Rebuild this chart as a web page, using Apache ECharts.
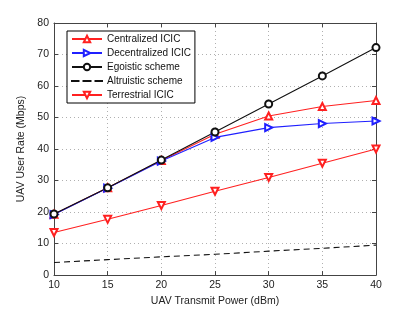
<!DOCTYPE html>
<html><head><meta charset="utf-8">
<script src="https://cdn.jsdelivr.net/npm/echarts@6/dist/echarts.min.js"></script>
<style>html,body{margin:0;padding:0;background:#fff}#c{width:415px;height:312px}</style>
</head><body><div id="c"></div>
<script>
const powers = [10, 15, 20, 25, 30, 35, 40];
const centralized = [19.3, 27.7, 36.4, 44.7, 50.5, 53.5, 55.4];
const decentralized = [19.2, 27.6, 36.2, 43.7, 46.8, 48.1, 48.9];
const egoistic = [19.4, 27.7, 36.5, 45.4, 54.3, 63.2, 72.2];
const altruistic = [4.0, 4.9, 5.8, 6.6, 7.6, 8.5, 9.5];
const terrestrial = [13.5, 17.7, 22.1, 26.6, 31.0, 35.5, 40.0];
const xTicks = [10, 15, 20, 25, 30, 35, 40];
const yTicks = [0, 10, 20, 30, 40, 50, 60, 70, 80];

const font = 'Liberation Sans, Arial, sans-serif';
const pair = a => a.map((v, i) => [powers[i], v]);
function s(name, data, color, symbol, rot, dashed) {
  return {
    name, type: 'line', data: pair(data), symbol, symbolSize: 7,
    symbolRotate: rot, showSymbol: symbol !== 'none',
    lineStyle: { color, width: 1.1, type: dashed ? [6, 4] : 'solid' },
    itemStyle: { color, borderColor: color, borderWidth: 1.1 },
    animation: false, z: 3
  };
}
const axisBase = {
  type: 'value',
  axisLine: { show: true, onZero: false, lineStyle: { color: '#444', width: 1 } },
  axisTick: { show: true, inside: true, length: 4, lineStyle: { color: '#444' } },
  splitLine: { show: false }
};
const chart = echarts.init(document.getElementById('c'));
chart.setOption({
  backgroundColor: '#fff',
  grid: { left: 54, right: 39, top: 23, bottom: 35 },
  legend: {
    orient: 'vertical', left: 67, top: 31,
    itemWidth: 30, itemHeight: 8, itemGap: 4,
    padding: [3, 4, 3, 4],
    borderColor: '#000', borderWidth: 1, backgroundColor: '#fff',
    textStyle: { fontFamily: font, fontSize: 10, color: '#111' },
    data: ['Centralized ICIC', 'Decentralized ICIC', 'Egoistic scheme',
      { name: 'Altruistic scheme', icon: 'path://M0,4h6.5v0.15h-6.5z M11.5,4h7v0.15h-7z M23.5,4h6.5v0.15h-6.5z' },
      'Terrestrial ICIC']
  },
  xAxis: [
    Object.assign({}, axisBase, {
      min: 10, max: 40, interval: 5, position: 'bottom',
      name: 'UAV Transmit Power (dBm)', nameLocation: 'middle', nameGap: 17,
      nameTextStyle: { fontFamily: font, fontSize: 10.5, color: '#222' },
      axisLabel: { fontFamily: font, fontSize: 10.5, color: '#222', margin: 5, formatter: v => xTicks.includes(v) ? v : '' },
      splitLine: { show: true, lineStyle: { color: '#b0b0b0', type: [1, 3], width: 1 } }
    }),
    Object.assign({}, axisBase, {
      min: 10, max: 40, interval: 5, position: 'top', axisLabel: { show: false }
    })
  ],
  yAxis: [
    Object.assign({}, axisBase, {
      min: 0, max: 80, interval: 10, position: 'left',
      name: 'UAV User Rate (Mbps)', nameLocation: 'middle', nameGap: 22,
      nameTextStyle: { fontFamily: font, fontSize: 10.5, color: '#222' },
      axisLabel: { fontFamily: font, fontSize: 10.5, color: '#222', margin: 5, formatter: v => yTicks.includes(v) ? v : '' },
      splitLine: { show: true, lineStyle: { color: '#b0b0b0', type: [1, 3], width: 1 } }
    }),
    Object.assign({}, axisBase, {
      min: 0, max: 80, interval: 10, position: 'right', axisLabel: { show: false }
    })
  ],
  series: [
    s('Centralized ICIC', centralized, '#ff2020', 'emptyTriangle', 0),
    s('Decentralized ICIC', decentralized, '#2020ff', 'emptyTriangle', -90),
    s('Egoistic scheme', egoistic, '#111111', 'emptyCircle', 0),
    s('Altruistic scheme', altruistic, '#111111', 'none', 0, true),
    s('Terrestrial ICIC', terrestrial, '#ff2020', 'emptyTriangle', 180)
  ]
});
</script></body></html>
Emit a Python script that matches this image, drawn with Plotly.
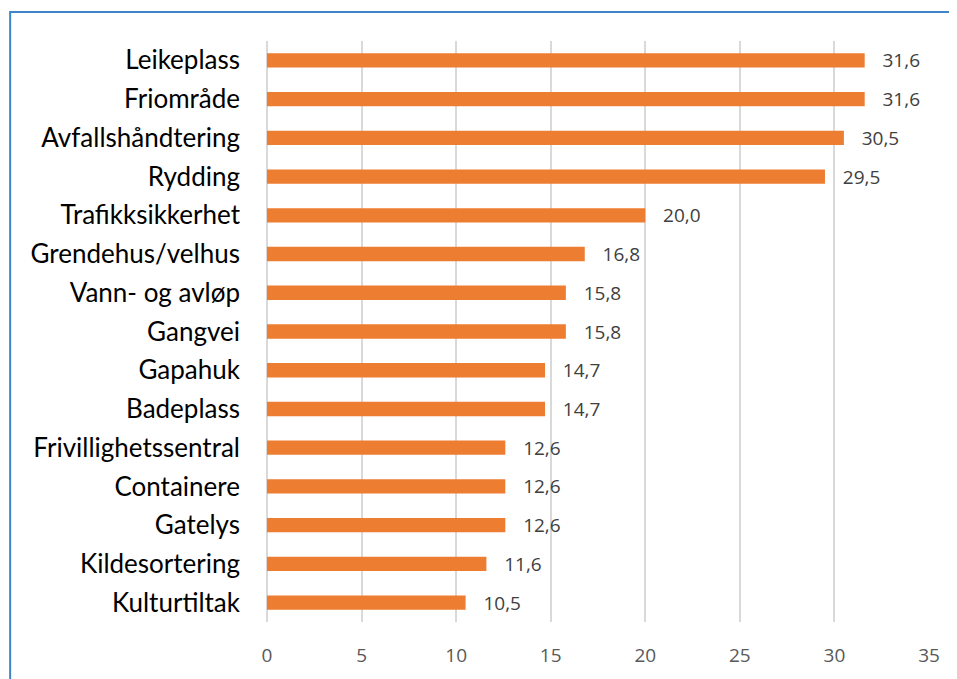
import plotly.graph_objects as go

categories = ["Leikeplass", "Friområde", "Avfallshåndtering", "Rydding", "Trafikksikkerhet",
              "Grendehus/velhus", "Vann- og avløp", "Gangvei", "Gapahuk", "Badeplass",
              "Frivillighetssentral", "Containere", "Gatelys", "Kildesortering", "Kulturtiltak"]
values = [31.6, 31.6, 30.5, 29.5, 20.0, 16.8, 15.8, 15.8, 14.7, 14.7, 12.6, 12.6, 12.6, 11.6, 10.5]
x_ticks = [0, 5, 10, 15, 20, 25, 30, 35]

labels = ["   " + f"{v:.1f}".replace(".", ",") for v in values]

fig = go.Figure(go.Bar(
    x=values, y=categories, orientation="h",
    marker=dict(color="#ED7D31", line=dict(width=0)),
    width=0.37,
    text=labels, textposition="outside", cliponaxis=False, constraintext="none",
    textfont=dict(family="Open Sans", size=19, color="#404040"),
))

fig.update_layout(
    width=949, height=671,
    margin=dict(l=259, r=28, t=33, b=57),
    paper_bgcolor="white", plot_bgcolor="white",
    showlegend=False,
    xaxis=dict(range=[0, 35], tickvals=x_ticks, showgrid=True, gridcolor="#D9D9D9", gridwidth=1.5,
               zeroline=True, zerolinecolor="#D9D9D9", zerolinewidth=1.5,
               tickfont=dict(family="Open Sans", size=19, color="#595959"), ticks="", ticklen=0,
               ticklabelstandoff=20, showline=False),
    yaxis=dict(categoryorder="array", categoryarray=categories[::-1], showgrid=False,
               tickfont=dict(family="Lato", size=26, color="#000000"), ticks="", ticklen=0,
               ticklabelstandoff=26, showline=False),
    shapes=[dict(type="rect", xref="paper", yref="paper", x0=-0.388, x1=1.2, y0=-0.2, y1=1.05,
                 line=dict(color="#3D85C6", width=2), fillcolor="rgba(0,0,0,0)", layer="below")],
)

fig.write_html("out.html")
#####
**PROBLEM DETAILS**
Leave out the pictures and restate everything else word for word.

**SOLVED PROBLEM**
Rebuild this chart as a web page, using Apache ECharts.
<!DOCTYPE html>
<html><head><meta charset="utf-8">
<script src="https://cdn.jsdelivr.net/npm/echarts@6/dist/echarts.min.js"></script>
<style>html,body{margin:0;padding:0;background:#fff}#c{width:415px;height:312px}</style>
</head><body><div id="c"></div>
<script>
const powers = [10, 15, 20, 25, 30, 35, 40];
const centralized = [19.3, 27.7, 36.4, 44.7, 50.5, 53.5, 55.4];
const decentralized = [19.2, 27.6, 36.2, 43.7, 46.8, 48.1, 48.9];
const egoistic = [19.4, 27.7, 36.5, 45.4, 54.3, 63.2, 72.2];
const altruistic = [4.0, 4.9, 5.8, 6.6, 7.6, 8.5, 9.5];
const terrestrial = [13.5, 17.7, 22.1, 26.6, 31.0, 35.5, 40.0];
const xTicks = [10, 15, 20, 25, 30, 35, 40];
const yTicks = [0, 10, 20, 30, 40, 50, 60, 70, 80];

const font = 'Liberation Sans, Arial, sans-serif';
const pair = a => a.map((v, i) => [powers[i], v]);
function s(name, data, color, symbol, rot, dashed) {
  return {
    name, type: 'line', data: pair(data), symbol, symbolSize: 7,
    symbolRotate: rot, showSymbol: symbol !== 'none',
    lineStyle: { color, width: 1.1, type: dashed ? [6, 4] : 'solid' },
    itemStyle: { color, borderColor: color, borderWidth: 1.1 },
    animation: false, z: 3
  };
}
const axisBase = {
  type: 'value',
  axisLine: { show: true, onZero: false, lineStyle: { color: '#444', width: 1 } },
  axisTick: { show: true, inside: true, length: 4, lineStyle: { color: '#444' } },
  splitLine: { show: false }
};
const chart = echarts.init(document.getElementById('c'));
chart.setOption({
  backgroundColor: '#fff',
  grid: { left: 54, right: 39, top: 23, bottom: 35 },
  legend: {
    orient: 'vertical', left: 67, top: 31,
    itemWidth: 30, itemHeight: 8, itemGap: 4,
    padding: [3, 4, 3, 4],
    borderColor: '#000', borderWidth: 1, backgroundColor: '#fff',
    textStyle: { fontFamily: font, fontSize: 10, color: '#111' },
    data: ['Centralized ICIC', 'Decentralized ICIC', 'Egoistic scheme',
      { name: 'Altruistic scheme', icon: 'path://M0,4h6.5v0.15h-6.5z M11.5,4h7v0.15h-7z M23.5,4h6.5v0.15h-6.5z' },
      'Terrestrial ICIC']
  },
  xAxis: [
    Object.assign({}, axisBase, {
      min: 10, max: 40, interval: 5, position: 'bottom',
      name: 'UAV Transmit Power (dBm)', nameLocation: 'middle', nameGap: 17,
      nameTextStyle: { fontFamily: font, fontSize: 10.5, color: '#222' },
      axisLabel: { fontFamily: font, fontSize: 10.5, color: '#222', margin: 5, formatter: v => xTicks.includes(v) ? v : '' },
      splitLine: { show: true, lineStyle: { color: '#b0b0b0', type: [1, 3], width: 1 } }
    }),
    Object.assign({}, axisBase, {
      min: 10, max: 40, interval: 5, position: 'top', axisLabel: { show: false }
    })
  ],
  yAxis: [
    Object.assign({}, axisBase, {
      min: 0, max: 80, interval: 10, position: 'left',
      name: 'UAV User Rate (Mbps)', nameLocation: 'middle', nameGap: 22,
      nameTextStyle: { fontFamily: font, fontSize: 10.5, color: '#222' },
      axisLabel: { fontFamily: font, fontSize: 10.5, color: '#222', margin: 5, formatter: v => yTicks.includes(v) ? v : '' },
      splitLine: { show: true, lineStyle: { color: '#b0b0b0', type: [1, 3], width: 1 } }
    }),
    Object.assign({}, axisBase, {
      min: 0, max: 80, interval: 10, position: 'right', axisLabel: { show: false }
    })
  ],
  series: [
    s('Centralized ICIC', centralized, '#ff2020', 'emptyTriangle', 0),
    s('Decentralized ICIC', decentralized, '#2020ff', 'emptyTriangle', -90),
    s('Egoistic scheme', egoistic, '#111111', 'emptyCircle', 0),
    s('Altruistic scheme', altruistic, '#111111', 'none', 0, true),
    s('Terrestrial ICIC', terrestrial, '#ff2020', 'emptyTriangle', 180)
  ]
});
</script></body></html>
Emit a Python script that matches this image, drawn with Plotly.
import plotly.graph_objects as go

categories = ["Leikeplass", "Friområde", "Avfallshåndtering", "Rydding", "Trafikksikkerhet",
              "Grendehus/velhus", "Vann- og avløp", "Gangvei", "Gapahuk", "Badeplass",
              "Frivillighetssentral", "Containere", "Gatelys", "Kildesortering", "Kulturtiltak"]
values = [31.6, 31.6, 30.5, 29.5, 20.0, 16.8, 15.8, 15.8, 14.7, 14.7, 12.6, 12.6, 12.6, 11.6, 10.5]
x_ticks = [0, 5, 10, 15, 20, 25, 30, 35]

labels = ["   " + f"{v:.1f}".replace(".", ",") for v in values]

fig = go.Figure(go.Bar(
    x=values, y=categories, orientation="h",
    marker=dict(color="#ED7D31", line=dict(width=0)),
    width=0.37,
    text=labels, textposition="outside", cliponaxis=False, constraintext="none",
    textfont=dict(family="Open Sans", size=19, color="#404040"),
))

fig.update_layout(
    width=949, height=671,
    margin=dict(l=259, r=28, t=33, b=57),
    paper_bgcolor="white", plot_bgcolor="white",
    showlegend=False,
    xaxis=dict(range=[0, 35], tickvals=x_ticks, showgrid=True, gridcolor="#D9D9D9", gridwidth=1.5,
               zeroline=True, zerolinecolor="#D9D9D9", zerolinewidth=1.5,
               tickfont=dict(family="Open Sans", size=19, color="#595959"), ticks="", ticklen=0,
               ticklabelstandoff=20, showline=False),
    yaxis=dict(categoryorder="array", categoryarray=categories[::-1], showgrid=False,
               tickfont=dict(family="Lato", size=26, color="#000000"), ticks="", ticklen=0,
               ticklabelstandoff=26, showline=False),
    shapes=[dict(type="rect", xref="paper", yref="paper", x0=-0.388, x1=1.2, y0=-0.2, y1=1.05,
                 line=dict(color="#3D85C6", width=2), fillcolor="rgba(0,0,0,0)", layer="below")],
)

fig.write_html("out.html")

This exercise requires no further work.